@devinplombier
It sounds like HT and SACD have made immersive sound possible for quite a number of years, yet the uptake seems to have been minimal and you hardly ever hear about it. I wonder why? It does sound like a good idea.
This is something I am trying to change! In a way, it seems like another North America versus the rest of the world thing. Arguably, it took Dire Straits to kick-start CD in Europe. They have just re-released Brothers in Arms in surround on SACD and I think the sound is just brilliant. Dark Side of the Moon has just been released on Pure Audio Blu-ray using Dolby Atmos encoding - absolutely mind blowing!
It is not helped when the two major audiophile magazines don't look beyond two-channel. Why are high-end SACD players incapable of playing more that the 2-channel content on SACDs which also have the same music as 5-channel content? Why persist with an antiquated 2-channel digital standard, I2S, designed without error detection or recovery, for transferring digital music between boxes?
On a side note, wouldn't the recording / mastering / processing issues that already plague two-channel media be compounded / complicated by an order of magnitude by multichannel?
The classical view
Well, I think you can be sure that any classical recording team that goes to the trouble of setting up for surround or immersive recording will be highly focused on sound quality, to justify the extra setup time and expense. By and large, they find the right microphones and the right locations for them, and let the conductor and the players balance the sound, like Mercury did with Living Presence.

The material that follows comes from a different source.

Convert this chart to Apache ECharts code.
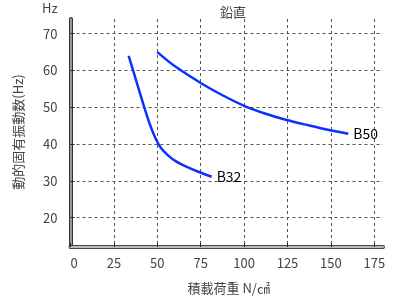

To me, SACD releases declare that "We cared about the sound". Further, as orchestras take control of their recordings, it makes sense for them to invest to permanently equip their venues for surround. The Berliner Philharmoniker has a major investment in its Digital Concert Hall, which encompasses multi-channel, streaming and automated video facilities including remote programmed cameras.
LSO Live similarly releases all its new recordings on SACD, and at low cost because the performances are regular concert performances.
2L.no seems to have a standardised microphone tree and places the musicians around the microphones, rather than positioning the microphones to suit the orchestra.
The multi-mike, multi-track, mixed-later view.
No extra expense or difficulty during the recording sessions, and I would have thought a lot more delivery flexibility afterwards. There's money to be made re-mixing for multi-channel and if the original tracks are good, the re-releases can be superb. They can also be terrible if the guy doing the mixing is near deaf, Rolling Stones!